Truths, while ugly, can also be beautiful because problems offer the greatest opportunities. Last-mile delivery may offer a counterintuitive possibility.

While an explosion in direct-to-consumer grocery delivery is expected, the exact nature of how it will come about is still undetermined. Much has been made of the costs of last-mile delivery and many answers have been but forth to lower these costs, but nothing yet is crystal clear on how these issues will get solved or how product reliably goes the final 20 feet to the doorstep. There is still the issue of how to handle perishable produce, meats, frozen and refrigerated foods as well.

It is all ugly. But, ugly in the most beautiful, opportunistic way imaginable. What if, just what if, the answer has been staring us in the face this entire time? What if history is simply on the precipice of repeating itself, but with a slight twist?

The answers the industry seeks could, in fact, lie well outside the overwhelming industry focus on the last-mile doorstep delivery. Despite showing no signs of slowing down (nor should it, because doorstep delivery also makes people’s lives better), there may be other important answers for grocery consumers out there.

What if equally profound answers are already visible within the early stage experimentation of an industry that itself was borne out of the consumer’s desire to avoid the grocery store and home cooking altogether — the fast food industry, for example?

As I learned from Jaron Waldman, CEO of Rakuten Ready, during a podcast interview at the show, quick serve restaurants are oftentimes located in or around where people most need them physically and psychologically — e.g. on the way to and from home and work, near the gym, near a subway or train station, or adjacent to a gas station. He also explained that consumer interactions with quick serve restaurants and their operations are easily repeatable events, which lend themselves to automation. Said another way, technology is great at automating our habits — the same things we do over and over again.

When you put an automation/AI lens on things, it is easy to see why Starbucks has had the success it has seen with mobile payments and order pickup. And why McDonald’s, Panera, and Chick-fil-A have all successfully been pioneers in adopting similar innovation. Just like grocery stores, McDonald’s, Starbucks, etc. are also stores. But they are stores built around the idea of efficient, repeatable product acquisition, not shopping. They are, after all, platforms or, better yet, places of convenience.

The real question that defines the grocery store of the future is: To what degree do people want to shop vs. how much they just want to avoid the time and hassle it takes to get their products home? While shopping is important, particularly for grocery category that appeals to our five senses, new solutions for utilitarian convenience may be the long-term separator for the industry’s successes and failures.

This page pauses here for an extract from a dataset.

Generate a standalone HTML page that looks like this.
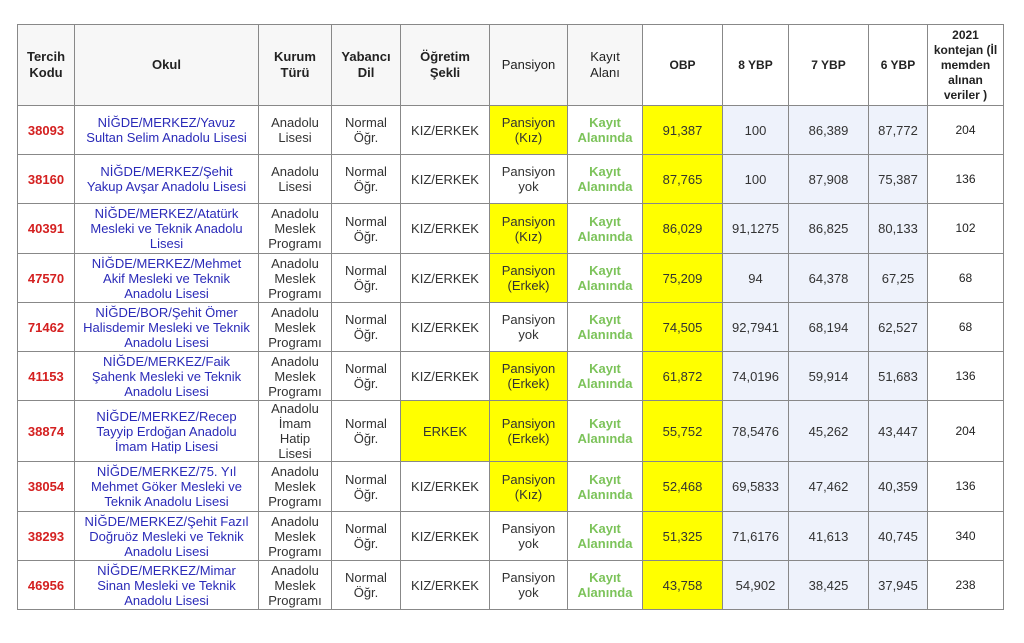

The final answers may lie in thinking about the word “store” itself as a reimagined place of product acquisition, rather than continuing to double down on making grocery more like e-commerce when no one, despite a hell of a lot of effort, has been able to do just that in the past 20 years. None of this makes anything discussed above either — robots, micro-fulfillment, etc. — any less important. It just changes the context for why they are important.

Groceryshop then, in its magic, helped to reframe some critical questions, like: What is a “store?” and why does a “store” have to be a place for shopping at all? Why can’t buying groceries at a store be as easy as buying a morning cup of joe before work or a hamburger on a road trip, through the press of a few buttons, with almost zero marginal cost in terms of time?

Grocery “stores” can absolutely be recast like this. We just need to think about them not for shopping but as convenient points for product acquisition strewn about the American landscape in a new way. Last-mile delivery may indeed still explode via new high-tech solutions but confining the conversation and saying the doorstep is the be-all, end-all delivery destination also limits the potential of what these delivery innovations could breed.

The right next step is to think backwards, as Aggarwal suggests, with this new context in mind. Then and only then will the grocery industry uncover its full, untapped potential.